Auf Krebsgang
: KOMMENTAR VON ARNO FRANK

Zu einer zivilisatorischen Reife, die sich im Alltag niederschlägt und mit derjenigen vieler europäischer Nachbarn vergleichbar ist, fehlt Deutschland seit Jahrzehnten zweierlei: ein Tempolimit auf Autobahnen und ein Rauchverbot in Gaststätten. Langfristig wäre Rasern wie Rauchern mit solcherart staatlichen Einschränkungen ihrer ungesunden Freiheiten gedient. Kurzfristig aber sind immer irgendwo gerade Wahlen, weshalb die Politiker sich dem Problem bislang allenfalls im Krebsgang näherten.

Dann veranlassen sie halbherzige Kampagnen gegen Gefahren, die mit vielleicht unpopulären, aber nahe liegenden Maßnahmen schnell gebannt wären. Anstatt verantwortlich zu handeln und dafür die politische Verantwortung zu übernehmen, warten sie auf die Menschenfreunde aus Brüssel. Oder sie machen sich schlichtweg aus dem Staub.

Doch jetzt scheint dieses lächerliche Theater ein Ende zu nehmen. Nachdem es bereits am Arbeitsplatz durchgesetzt wurde, soll das Rauchverbot nun auch auf Gaststätten und öffentliche Orte wie Ämter oder Schulen ausgeweitet werden.
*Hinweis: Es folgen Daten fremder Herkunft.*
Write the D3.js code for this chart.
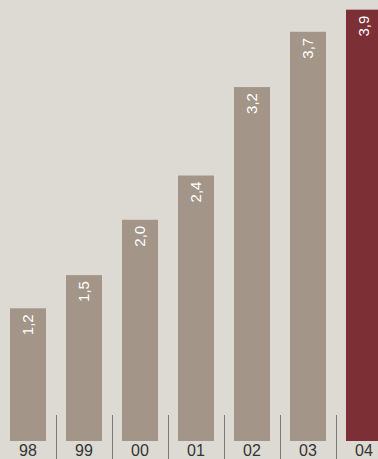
<!DOCTYPE html>
<html>
<head>
<meta charset="utf-8">
<script src="https://cdn.jsdelivr.net/npm/d3@7"></script>
<style>
  html, body { margin: 0; padding: 0; background: #dddad4; }
  svg { display: block; }
</style>
</head>
<body>
<svg class="chart"></svg>
<script>
const years = ["98", "99", "00", "01", "02", "03", "04"];
const values = [1.2, 1.5, 2.0, 2.4, 3.2, 3.7, 3.9];
const valueLabels = ["1,2", "1,5", "2,0", "2,4", "3,2", "3,7", "3,9"];

const width = 378,
  height = 459,
  base = 441,
  barColor = "#a39689",
  lastColor = "#7c2f35";

const chart = d3.select(".chart")
  .attr("width", width)
  .attr("height", height);

const x = d3.scaleBand()
  .domain(years)
  .range([0, 392])
  .paddingInner(20 / 56)
  .paddingOuter(10 / 56);

const y = d3.scaleLinear()
  .domain([0, 4])
  .range([base, base - 442.4]);

// separators between years
chart.append("g").selectAll("line")
  .data(years.slice(1))
  .enter().append("line")
  .attr("x1", d => x(d) - 10 + 0.5)
  .attr("x2", d => x(d) - 10 + 0.5)
  .attr("y1", 415)
  .attr("y2", height)
  .attr("stroke", "#7a7a7a")
  .attr("stroke-width", 1);

const bar = chart.append("g").selectAll("g")
  .data(values)
  .enter().append("g")
  .attr("transform", (d, i) => `translate(${x(years[i])}, 0)`);

bar.append("rect")
  .attr("y", d => y(d))
  .attr("width", x.bandwidth())
  .attr("height", d => base - y(d))
  .attr("fill", (d, i) => i === values.length - 1 ? lastColor : barColor);

bar.append("text")
  .attr("transform", d => `translate(${x.bandwidth() / 2 + 5}, ${y(d) + 6}) rotate(-90)`)
  .attr("text-anchor", "end")
  .attr("fill", "#ffffff")
  .style("font-family", "Liberation Sans, Arial, sans-serif")
  .style("font-size", "15px")
  .text((d, i) => valueLabels[i]);

chart.append("g").selectAll("text")
  .data(years)
  .enter().append("text")
  .attr("x", d => x(d) + x.bandwidth() / 2)
  .attr("y", 456)
  .attr("text-anchor", "middle")
  .attr("fill", "#333333")
  .style("font-family", "Liberation Sans, Arial, sans-serif")
  .style("font-size", "16px")
  .text(d => d);
</script>
</body>
</html>
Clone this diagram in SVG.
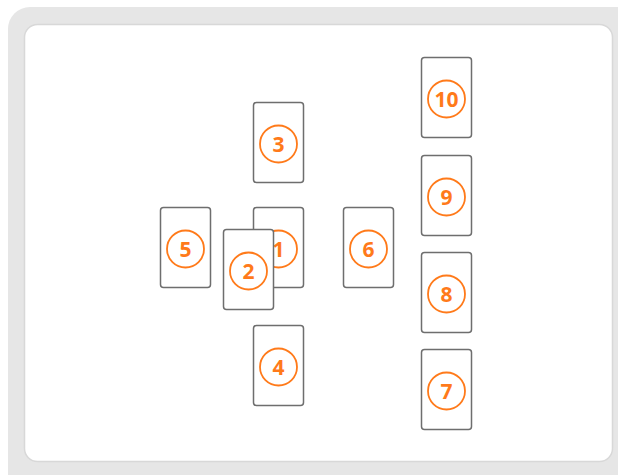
<svg xmlns="http://www.w3.org/2000/svg" width="618" height="475" viewBox="0 0 618 475">
<style>
.card rect{fill:#fff;stroke:#6e6e6e;stroke-width:1.5}
.card circle{fill:none;stroke:#ff7a1a;stroke-width:1.8}
.card text{fill:#ff7a1a;font-family:"Open Sans","Liberation Sans",sans-serif;font-weight:bold;font-size:21px;text-anchor:middle;dominant-baseline:central}
</style>
<rect x="8" y="7" width="640" height="500" rx="22" fill="#e6e6e6"/>
<rect x="24.5" y="24.5" width="588" height="437" rx="13" fill="#fff" stroke="#d8d8d8" stroke-width="1.5"/>
<g id="connectors"/>
<g id="card3" class="card" transform="translate(253.5,102.5)"><rect width="50" height="80" rx="3"/><circle cx="25" cy="41.5" r="18.5"/><text x="25" y="41.5">3</text></g>
<g id="card5" class="card" transform="translate(160.5,207.5)"><rect width="50" height="80" rx="3"/><circle cx="25" cy="41.5" r="18.5"/><text x="25" y="41.5">5</text></g>
<g id="card1" class="card" transform="translate(253.5,207.5)"><rect width="50" height="80" rx="3"/><circle cx="25" cy="41.5" r="18.5"/><text x="25" y="41.5">1</text></g>
<g id="card2" class="card" transform="translate(223.5,229.5)"><rect width="50" height="80" rx="3"/><circle cx="25" cy="41.5" r="18.5"/><text x="25" y="41.5">2</text></g>
<g id="card6" class="card" transform="translate(343.5,207.5)"><rect width="50" height="80" rx="3"/><circle cx="25" cy="41.5" r="18.5"/><text x="25" y="41.5">6</text></g>
<g id="card4" class="card" transform="translate(253.5,325.5)"><rect width="50" height="80" rx="3"/><circle cx="25" cy="41.5" r="18.5"/><text x="25" y="41.5">4</text></g>
<g id="card10" class="card" transform="translate(421.5,57.5)"><rect width="50" height="80" rx="3"/><circle cx="25" cy="41.5" r="18.5"/><text x="25" y="41.5">10</text></g>
<g id="card9" class="card" transform="translate(421.5,155.5)"><rect width="50" height="80" rx="3"/><circle cx="25" cy="41.5" r="18.5"/><text x="25" y="41.5">9</text></g>
<g id="card8" class="card" transform="translate(421.5,252.5)"><rect width="50" height="80" rx="3"/><circle cx="25" cy="41.5" r="18.5"/><text x="25" y="41.5">8</text></g>
<g id="card7" class="card" transform="translate(421.5,349.5)"><rect width="50" height="80" rx="3"/><circle cx="25" cy="41.5" r="18.5"/><text x="25" y="41.5">7</text></g>
</svg>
Es wäre ein Fortschritt, würden auch noch die Raucherzonen abgeschafft – sie sind so sinnvoll wie ausgewiesene Pinkelzonen im öffentlichen Freibad.

Mag sein, dass das Rauchverbot dem zwangsinhalierenden Nichtraucher eine lange ersehnte Erleichterung bringt. Was aber bringt es dem Raucher? Für eine Weile wird er sich seiner kostbaren Freiheit beraubt sehen, am Aschenbecher stehen und schmollen, von Verboten umzingelt. Für eine Weile werden wir ihn noch aus zugigen Hauseingängen schimpfen hören. Sehr bald aber wird es still werden dort draußen. Der Raucher wird sich an der frischen Luft wiederfinden und bei jeder Zigarette mit einer Sucht konfrontiert werden, die er zuvor, in der Gesellschaft anderer Süchtiger, gar nicht als solche erkannt hat. Er wird sich daran erinnern, dass er „bei günstiger Gelegenheit“ mal aufhören wollte – und merken, dass jede Gelegenheit günstig und seine Gesundheit heilig ist. Wann das so weit sein wird? Wir werden es merken, wenn er sich in die Raucherpause mit der Bemerkung verabschiedet, er gehe mal kurz „auf Krebsgang“.